The Conversation that is Art

This is the net as it appeared, rag by rag, at Model Citizens.
Pam Hall has worked for years on a series of site-specific installations around the theme of women's labour but also prayer.

On Saturday afternoon at Model Citizens vintage and specialty clothing boutique in St. John's the usual ebb and flow of shoppers was augmented by waves of art-inclined visitors.  Installed for the special occasion of the 24-Hour Art Marathon was Pam Hall's A Wish and a Prayer.  It was quite literally a handmade net to which visitors were invited to tie a strip of cloth after they had written a wish on it.  Pam called the cloth strips "rags" and in the female tradition of crafting that term would be appropriate (as in rag rug) but there was something that wasn't everyday or cast off going on.  It was ritualistic and the taking something used and worn and reclaiming it and then elevating it with near prayer-like reverence was a far cry from the status denoted by "rag".  The humble white strip of cloth and the devotional aspect of writing a wish and then submitting it to the wall of netting has a resonance that goes back throughout human history and across cultures.  It is a meaningful act that transcends what many would consider the function of art–but not me.  Without the authority-laden atmosphere of the art gallery, Pam Hall's installation has a meaning accessible to a wide audience.  It is interactive as opposed to the "do not touch" environment of the institutional art gallery.  It afforded the public an interactive role and valued that contribution.  In short, it made art the conversation that, I believe, it ought to be.  And for that reason, Pam Hall's A Wish and a Prayer did my heart good.
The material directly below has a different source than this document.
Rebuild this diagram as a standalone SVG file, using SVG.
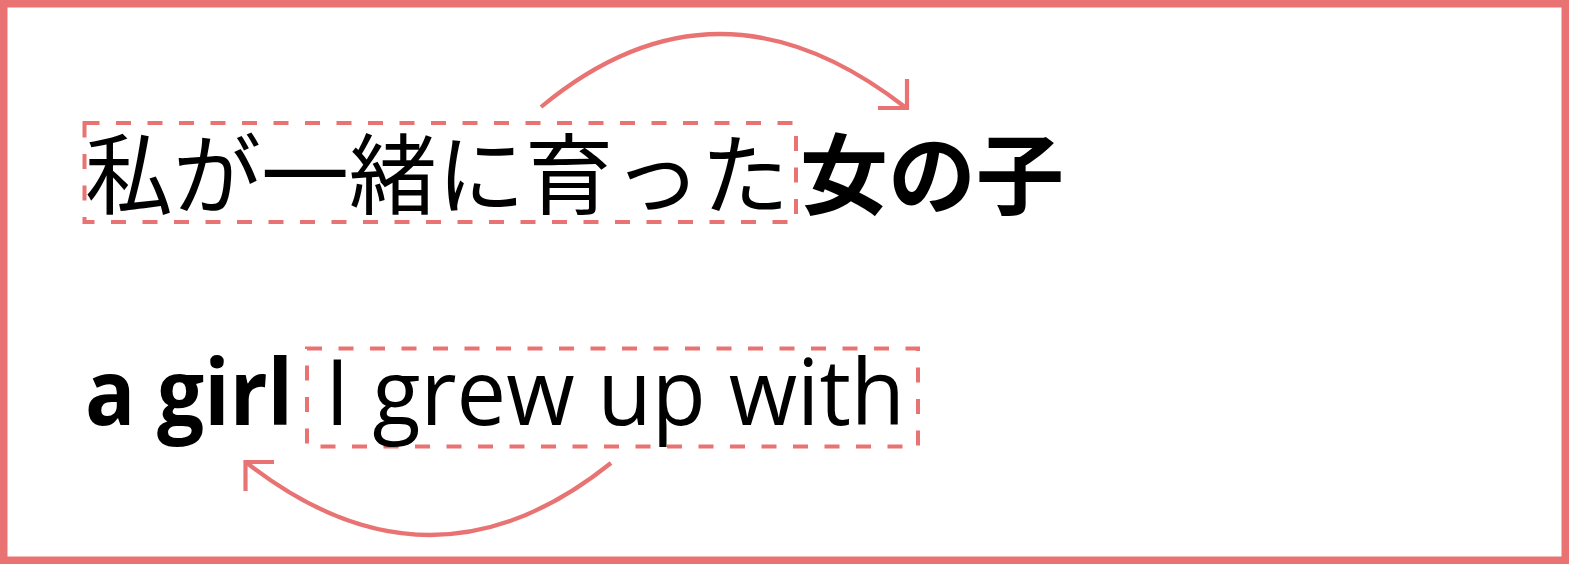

An example of Nelio's eye popping mural art.

This year's art marathon had a theme:  Dreamworlds, that really seemed to help focus and energize the series of events and activities that made up the festival.  As Mary MacDonald, Director of Eastern Edge Gallery, which is the epi-centre and hub of the art marathon states, "A dreamworld can be many things: a utopian paradise perfect and untouched, the stuff of nightmare or perhaps an alternate universe where all your wildest fantasies come true."  I think of the surrealists and also the Inuit Art's shamans skilled at transformation.  The unconscious is the home of the dreamworld and I guess, in many ways, what the art marathon does is make dreams come true.  Either way, the visionary capacity of the artist is a role in society that holds hope.

Eastern Edge is to be congratulated for the breadth and scope of the projects by this year's invited artists.  From Nelio's sophisticated yet energetic wall art, to Damien Worth's creative manipulation of free ware to fashion shimmering, living worlds from crowd sourced images, to Pam Hall's interactive installation not to mention the films, bands and so much more the diversity of contemporary art practice was unavoidable.  And a regular feature, and a crowd favourite, is the 24-hour art marathon itself where members of the public could float through the open spaces and see artists from junior to veteran working in clay, wax, paint, video and found objects.  The opportunity to ask questions and engage in conversation about inspiration and process, in short to share art, is a welcome break from the daily isolation of the studio for both artists and members of the public.

Prayers by Stephen Hiscock, who was one of the younger artists participating in the marathon.  His pencil and ink drawings explore duality with fantastic creatures often with a brooding authority.